Sometimes the ROI just isn't there. The political momentum is too strong, or the issue is too small to justify spending influence. In these cases, if the project overlaps with your team's work, you might make subtle contingency plans—reducing dependencies or building abstractions to cope if it goes away. There's also a long game: even a bad project usually has an essence of a good idea. If it fits with your job, you can naturally incorporate a better version of that solution into your own project. If the bad project stalls, you're proactive rather than reactive.

If you're not involved, it's often best to stay out. Vent to friendly colleagues in private, but in public, live with reality. And crucially, manage your own team honestly. If you see flaws in a project, other senior engineers probably do too. Don't gaslight them or pretend a bad project is good. Be honest about the facts without unnecessary political details. Tell them you'll do the best you can under constraints.

This is the mature understanding that emerges with experience: being right and being effective are different things. You could tell them your concerns. They probably wouldn't listen. You'd burn some goodwill.

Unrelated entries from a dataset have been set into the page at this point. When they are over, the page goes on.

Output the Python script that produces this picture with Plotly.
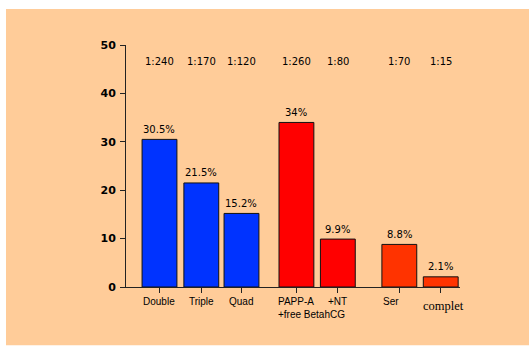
import plotly.graph_objects as go

# ---- data ----
categories = ["Double", "Triple", "Quad", "PAPP-A", "+NT", "Ser", "complet"]
values = [30.5, 21.5, 15.2, 34, 9.9, 8.8, 2.1]
pct_labels = ["30.5%", "21.5%", "15.2%", "34%", "9.9%", "8.8%", "2.1%"]
ratio_labels = ["1:240", "1:170", "1:120", "1:260", "1:80", "1:70", "1:15"]
y_ticks = [0, 10, 20, 30, 40, 50]
sub_label = "+free BetahCG"

# ---- layout / styles ----
xpos = [0, 1.02, 2.0, 3.34, 4.35, 5.85, 6.86]
bar_colors = ["#0033FF", "#0033FF", "#0033FF", "#FF0000", "#FF0000", "#FF3300", "#FF3300"]
label_xshift = [0, 0, 0, 0, 0, -8.5, 3]
label_yshift = [-14.5, -14.5, -14.5, -14.5, -14.5, -14.5, -18.5]
label_fonts = [dict(family="Liberation Sans, Arial", size=10, color="black")] * 6 + [
    dict(family="Liberation Serif, Times New Roman", size=12.5, color="black")
]
PEACH = "#FFCC99"
AXIS = "#222222"

fig = go.Figure()
fig.add_trace(
    go.Bar(
        x=xpos,
        y=values,
        width=0.85,
        marker=dict(color=bar_colors, line=dict(color="#111111", width=1)),
        hoverinfo="skip",
    )
)

annotations = []
for xp, v, t in zip(xpos, values, pct_labels):
    annotations.append(
        dict(x=xp, y=v, xref="x", yref="y", text=t, showarrow=False,
             yanchor="middle", yshift=10,
             font=dict(family="DejaVu Sans", size=10, color="black"))
    )
for xp, t in zip(xpos, ratio_labels):
    annotations.append(
        dict(x=xp, y=0.931, xref="x", yref="paper", text=t, showarrow=False,
             yanchor="middle",
             font=dict(family="DejaVu Sans", size=10, color="black"))
    )
for xp, t, xs, ys, f in zip(xpos, categories, label_xshift, label_yshift, label_fonts):
    annotations.append(
        dict(x=xp, y=0, xref="x", yref="paper", text=t, showarrow=False,
             yanchor="middle", xshift=xs, yshift=ys, font=f)
    )
annotations.append(
    dict(x=xpos[3], y=0, xref="x", yref="paper", text=sub_label, showarrow=False,
         xanchor="left", yanchor="middle", xshift=-20, yshift=-27.5,
         font=dict(family="Liberation Sans, Arial", size=10, color="black"))
)

fig.update_layout(
    width=529,
    height=347,
    margin=dict(l=126, r=69, t=45, b=59.5, pad=0),
    paper_bgcolor="white",
    plot_bgcolor=PEACH,
    showlegend=False,
    annotations=annotations,
    shapes=[
        dict(type="rect", xref="paper", yref="paper", x0=-0.3593, x1=1.25,
             y0=-0.2412, y1=1.1485, fillcolor=PEACH, line=dict(width=0),
             layer="below")
    ],
    xaxis=dict(
        range=[-0.817, 7.33],
        tickvals=xpos,
        ticktext=[""] * len(xpos),
        ticks="outside",
        ticklen=5,
        tickwidth=1,
        tickcolor=AXIS,
        showline=True,
        linecolor=AXIS,
        linewidth=1,
        showgrid=False,
        zeroline=False,
        fixedrange=True,
    ),
    yaxis=dict(
        range=[0, 50],
        tickvals=y_ticks,
        ticks="outside",
        ticklen=5,
        tickwidth=1,
        tickcolor=AXIS,
        showline=True,
        linecolor=AXIS,
        linewidth=1,
        showgrid=False,
        zeroline=False,
        ticklabelstandoff=2,
        tickfont=dict(family="DejaVu Sans", size=11, color="black", weight="bold"),
        fixedrange=True,
    ),
)

fig.write_html("out.html", config={"displayModeBar": False})
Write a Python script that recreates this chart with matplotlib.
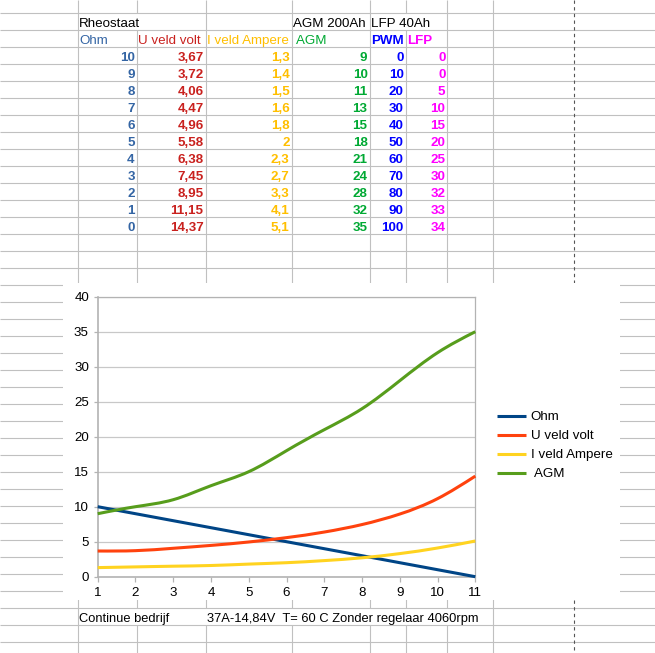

In six months, nobody will remember that you called it—they'll just remember you were the person who tried to block their work.

When you're early in your career, you want to believe that good ideas win on merit, that if you just explain clearly enough, people will see reason. It takes time to accept that big companies don't work that way. But this doesn't mean you stop caring. It means you get strategic about when to spend your credibility. Pick battles where you can actually change the outcome, where your team will be hurt if you stay silent, where the cost of being wrong is low but the cost of the project failing is high.

For everything else? You vent to colleagues, you make quiet contingency plans, and you watch. Sometimes you learn something. Sometimes you're wrong and the project actually works. And sometimes you get to feel that grim satisfaction of predicting exactly how things would fall apart.

None of this is as satisfying as fixing everything. But it works, and it keeps you sane.